WRITTEN EXERCISE — Skip the pictures and repeat each line of the data exactly.
::::::::
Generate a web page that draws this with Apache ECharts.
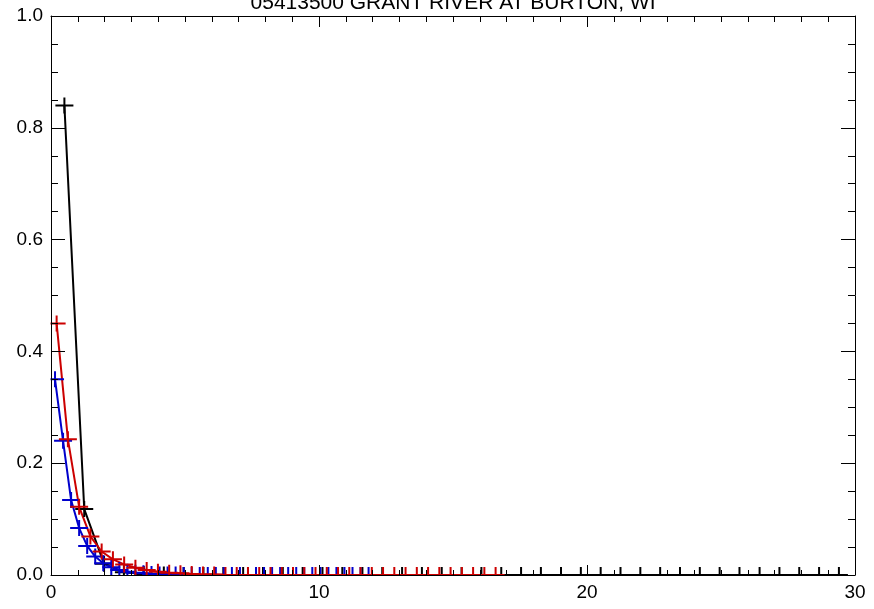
<!DOCTYPE html>
<html>
<head>
<meta charset="utf-8">
<script src="https://cdn.jsdelivr.net/npm/echarts@6/dist/echarts.min.js"></script>
<style>
html,body{margin:0;padding:0;background:#fff;}
#chart{width:874px;height:609px;}
</style>
</head>
<body>
<div id="chart"></div>
<script>
const titleText = "05413500 GRANT RIVER AT BURTON, WI";
const xTickLabels = ["0", "10", "20", "30"];
const yTickLabels = ["0.0", "0.2", "0.4", "0.6", "0.8", "1.0"];

const blackX = [0.5, 1.24, 1.98, 2.72, 3.46, 4.21, 4.95, 5.69, 6.43, 7.17, 7.91, 8.65, 9.39, 10.13, 10.87, 11.62, 12.36, 13.1, 13.84, 14.58, 15.32, 16.06, 16.8, 17.54, 18.28, 19.03, 19.77, 20.51, 21.25, 21.99, 22.73, 23.47, 24.21, 24.95, 25.69, 26.44, 27.18, 27.92, 28.66, 29.4];
const blackY = [0.84, 0.118, 0.02, 0.005, 0.002, 0.001, 0, 0, 0, 0, 0, 0, 0, 0, 0, 0, 0, 0, 0, 0, 0, 0, 0, 0, 0, 0, 0, 0, 0, 0, 0, 0, 0, 0, 0, 0, 0, 0, 0, 0];

const redX = [0.21, 0.63, 1.05, 1.47, 1.89, 2.31, 2.73, 3.15, 3.57, 3.99, 4.41, 4.83, 5.25, 5.67, 6.09, 6.51, 6.93, 7.35, 7.77, 8.19, 8.61, 9.03, 9.45, 9.87, 10.29, 10.71, 11.13, 11.55, 11.97, 12.39, 12.81, 13.23, 13.65, 14.07, 14.49, 14.91, 15.33, 15.75, 16.17, 16.59];
const redY = [0.45, 0.243, 0.122, 0.069, 0.042, 0.028, 0.019, 0.013, 0.009, 0.006, 0.004, 0.003, 0.002, 0.001, 0.001, 0, 0, 0, 0, 0, 0, 0, 0, 0, 0, 0, 0, 0, 0, 0, 0, 0, 0, 0, 0, 0, 0, 0, 0, 0];

const blueX = [0.15, 0.45, 0.75, 1.05, 1.35, 1.65, 1.95, 2.25, 2.55, 2.85, 3.15, 3.45, 3.75, 4.05, 4.35, 4.65, 4.95, 5.25, 5.55, 5.85, 6.15, 6.45, 6.75, 7.05, 7.35, 7.65, 7.95, 8.25, 8.55, 8.85, 9.15, 9.45, 9.75, 10.05, 10.35, 10.65, 10.95, 11.25, 11.55, 11.85];
const blueY = [0.35, 0.24, 0.134, 0.084, 0.052, 0.033, 0.021, 0.014, 0.009, 0.006, 0.004, 0.003, 0.002, 0.001, 0.001, 0.001, 0, 0, 0, 0, 0, 0, 0, 0, 0, 0, 0, 0, 0, 0, 0, 0, 0, 0, 0, 0, 0, 0, 0, 0];

const GRID = {left: 51, right: 19, top: 16, bottom: 34};
const FONT = "'Liberation Sans', Arial, sans-serif";
const plus = 'path://M8,0 h2 v7 h8 v2 h-8 v7 h-2 v-7 h-8 v-2 h8 z';

function pairs(xs, ys) { return xs.map((x, i) => [x, ys[i]]); }

function mkSeries(name, xs, ys, color) {
  return {
    name: name, type: 'line', data: pairs(xs, ys),
    symbol: plus, symbolSize: [18, 16], showAllSymbol: true,
    lineStyle: {color: color, width: 2},
    itemStyle: {color: color},
    z: 2, clip: true, silent: true
  };
}

const chart = echarts.init(document.getElementById('chart'), null, {renderer: 'canvas'});
const axisCommon = {
  axisLine: {show: true, onZero: false, lineStyle: {color: '#000', width: 1}},
  splitLine: {show: false},
  z: 10
};
chart.setOption({
  animation: false,
  backgroundColor: '#fff',
  grid: GRID,
  xAxis: [
    Object.assign({type: 'value', min: 0, max: 30, interval: 10, position: 'bottom',
      axisTick: {inside: true, length: 10, lineStyle: {color: '#000'}},
      minorTick: {show: true, splitNumber: 10, length: 5, lineStyle: {color: '#000'}},
      axisLabel: {color: '#000', fontSize: 19, fontFamily: FONT, margin: 8,
        formatter: v => xTickLabels[Math.round(v / 10)] }}, axisCommon),
    Object.assign({type: 'value', min: 0, max: 30, interval: 10, position: 'top',
      axisTick: {inside: true, length: 11, lineStyle: {color: '#000'}},
      minorTick: {show: true, splitNumber: 10, length: 6, lineStyle: {color: '#000'}},
      axisLabel: {show: false}}, axisCommon)
  ],
  yAxis: [
    Object.assign({type: 'value', min: 0, max: 1, interval: 0.2, position: 'left',
      axisTick: {inside: true, length: 14, lineStyle: {color: '#000'}},
      minorTick: {show: true, splitNumber: 4, length: 7, lineStyle: {color: '#000'}},
      axisLabel: {color: '#000', fontSize: 19, fontFamily: FONT, margin: 8,
        formatter: v => yTickLabels[Math.round(v / 0.2)] }}, axisCommon),
    Object.assign({type: 'value', min: 0, max: 1, interval: 0.2, position: 'right',
      axisTick: {inside: true, length: 14, lineStyle: {color: '#000'}},
      minorTick: {show: true, splitNumber: 4, length: 7, lineStyle: {color: '#000'}},
      axisLabel: {show: false}}, axisCommon)
  ],
  graphic: [
    {type: 'rect', z: 5, silent: true, shape: {x: 0, y: 576, width: 874, height: 33}, style: {fill: '#fff'}},
    {type: 'rect', z: 5, silent: true, shape: {x: 0, y: 0, width: 50.5, height: 609}, style: {fill: '#fff'}},
    {type: 'text', z: 20, silent: true, x: 453, y: -7,
      style: {text: titleText, fill: '#000', fontSize: 21, fontFamily: FONT, textAlign: 'center', textVerticalAlign: 'top'}}
  ],
  series: [
    mkSeries('black', blackX, blackY, '#000000'),
    mkSeries('blue', blueX, blueY, '#0000cc'),
    mkSeries('red', redX, redY, '#cc0000')
  ]
});
</script>
</body>
</html>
::::::::
RESULT —
Generate a web page that draws this with Apache ECharts.
<!DOCTYPE html>
<html>
<head>
<meta charset="utf-8">
<script src="https://cdn.jsdelivr.net/npm/echarts@6/dist/echarts.min.js"></script>
<style>
html,body{margin:0;padding:0;background:#fff;}
#chart{width:874px;height:609px;}
</style>
</head>
<body>
<div id="chart"></div>
<script>
const titleText = "05413500 GRANT RIVER AT BURTON, WI";
const xTickLabels = ["0", "10", "20", "30"];
const yTickLabels = ["0.0", "0.2", "0.4", "0.6", "0.8", "1.0"];

const blackX = [0.5, 1.24, 1.98, 2.72, 3.46, 4.21, 4.95, 5.69, 6.43, 7.17, 7.91, 8.65, 9.39, 10.13, 10.87, 11.62, 12.36, 13.1, 13.84, 14.58, 15.32, 16.06, 16.8, 17.54, 18.28, 19.03, 19.77, 20.51, 21.25, 21.99, 22.73, 23.47, 24.21, 24.95, 25.69, 26.44, 27.18, 27.92, 28.66, 29.4];
const blackY = [0.84, 0.118, 0.02, 0.005, 0.002, 0.001, 0, 0, 0, 0, 0, 0, 0, 0, 0, 0, 0, 0, 0, 0, 0, 0, 0, 0, 0, 0, 0, 0, 0, 0, 0, 0, 0, 0, 0, 0, 0, 0, 0, 0];

const redX = [0.21, 0.63, 1.05, 1.47, 1.89, 2.31, 2.73, 3.15, 3.57, 3.99, 4.41, 4.83, 5.25, 5.67, 6.09, 6.51, 6.93, 7.35, 7.77, 8.19, 8.61, 9.03, 9.45, 9.87, 10.29, 10.71, 11.13, 11.55, 11.97, 12.39, 12.81, 13.23, 13.65, 14.07, 14.49, 14.91, 15.33, 15.75, 16.17, 16.59];
const redY = [0.45, 0.243, 0.122, 0.069, 0.042, 0.028, 0.019, 0.013, 0.009, 0.006, 0.004, 0.003, 0.002, 0.001, 0.001, 0, 0, 0, 0, 0, 0, 0, 0, 0, 0, 0, 0, 0, 0, 0, 0, 0, 0, 0, 0, 0, 0, 0, 0, 0];

const blueX = [0.15, 0.45, 0.75, 1.05, 1.35, 1.65, 1.95, 2.25, 2.55, 2.85, 3.15, 3.45, 3.75, 4.05, 4.35, 4.65, 4.95, 5.25, 5.55, 5.85, 6.15, 6.45, 6.75, 7.05, 7.35, 7.65, 7.95, 8.25, 8.55, 8.85, 9.15, 9.45, 9.75, 10.05, 10.35, 10.65, 10.95, 11.25, 11.55, 11.85];
const blueY = [0.35, 0.24, 0.134, 0.084, 0.052, 0.033, 0.021, 0.014, 0.009, 0.006, 0.004, 0.003, 0.002, 0.001, 0.001, 0.001, 0, 0, 0, 0, 0, 0, 0, 0, 0, 0, 0, 0, 0, 0, 0, 0, 0, 0, 0, 0, 0, 0, 0, 0];

const GRID = {left: 51, right: 19, top: 16, bottom: 34};
const FONT = "'Liberation Sans', Arial, sans-serif";
const plus = 'path://M8,0 h2 v7 h8 v2 h-8 v7 h-2 v-7 h-8 v-2 h8 z';

function pairs(xs, ys) { return xs.map((x, i) => [x, ys[i]]); }

function mkSeries(name, xs, ys, color) {
  return {
    name: name, type: 'line', data: pairs(xs, ys),
    symbol: plus, symbolSize: [18, 16], showAllSymbol: true,
    lineStyle: {color: color, width: 2},
    itemStyle: {color: color},
    z: 2, clip: true, silent: true
  };
}

const chart = echarts.init(document.getElementById('chart'), null, {renderer: 'canvas'});
const axisCommon = {
  axisLine: {show: true, onZero: false, lineStyle: {color: '#000', width: 1}},
  splitLine: {show: false},
  z: 10
};
chart.setOption({
  animation: false,
  backgroundColor: '#fff',
  grid: GRID,
  xAxis: [
    Object.assign({type: 'value', min: 0, max: 30, interval: 10, position: 'bottom',
      axisTick: {inside: true, length: 10, lineStyle: {color: '#000'}},
      minorTick: {show: true, splitNumber: 10, length: 5, lineStyle: {color: '#000'}},
      axisLabel: {color: '#000', fontSize: 19, fontFamily: FONT, margin: 8,
        formatter: v => xTickLabels[Math.round(v / 10)] }}, axisCommon),
    Object.assign({type: 'value', min: 0, max: 30, interval: 10, position: 'top',
      axisTick: {inside: true, length: 11, lineStyle: {color: '#000'}},
      minorTick: {show: true, splitNumber: 10, length: 6, lineStyle: {color: '#000'}},
      axisLabel: {show: false}}, axisCommon)
  ],
  yAxis: [
    Object.assign({type: 'value', min: 0, max: 1, interval: 0.2, position: 'left',
      axisTick: {inside: true, length: 14, lineStyle: {color: '#000'}},
      minorTick: {show: true, splitNumber: 4, length: 7, lineStyle: {color: '#000'}},
      axisLabel: {color: '#000', fontSize: 19, fontFamily: FONT, margin: 8,
        formatter: v => yTickLabels[Math.round(v / 0.2)] }}, axisCommon),
    Object.assign({type: 'value', min: 0, max: 1, interval: 0.2, position: 'right',
      axisTick: {inside: true, length: 14, lineStyle: {color: '#000'}},
      minorTick: {show: true, splitNumber: 4, length: 7, lineStyle: {color: '#000'}},
      axisLabel: {show: false}}, axisCommon)
  ],
  graphic: [
    {type: 'rect', z: 5, silent: true, shape: {x: 0, y: 576, width: 874, height: 33}, style: {fill: '#fff'}},
    {type: 'rect', z: 5, silent: true, shape: {x: 0, y: 0, width: 50.5, height: 609}, style: {fill: '#fff'}},
    {type: 'text', z: 20, silent: true, x: 453, y: -7,
      style: {text: titleText, fill: '#000', fontSize: 21, fontFamily: FONT, textAlign: 'center', textVerticalAlign: 'top'}}
  ],
  series: [
    mkSeries('black', blackX, blackY, '#000000'),
    mkSeries('blue', blueX, blueY, '#0000cc'),
    mkSeries('red', redX, redY, '#cc0000')
  ]
});
</script>
</body>
</html>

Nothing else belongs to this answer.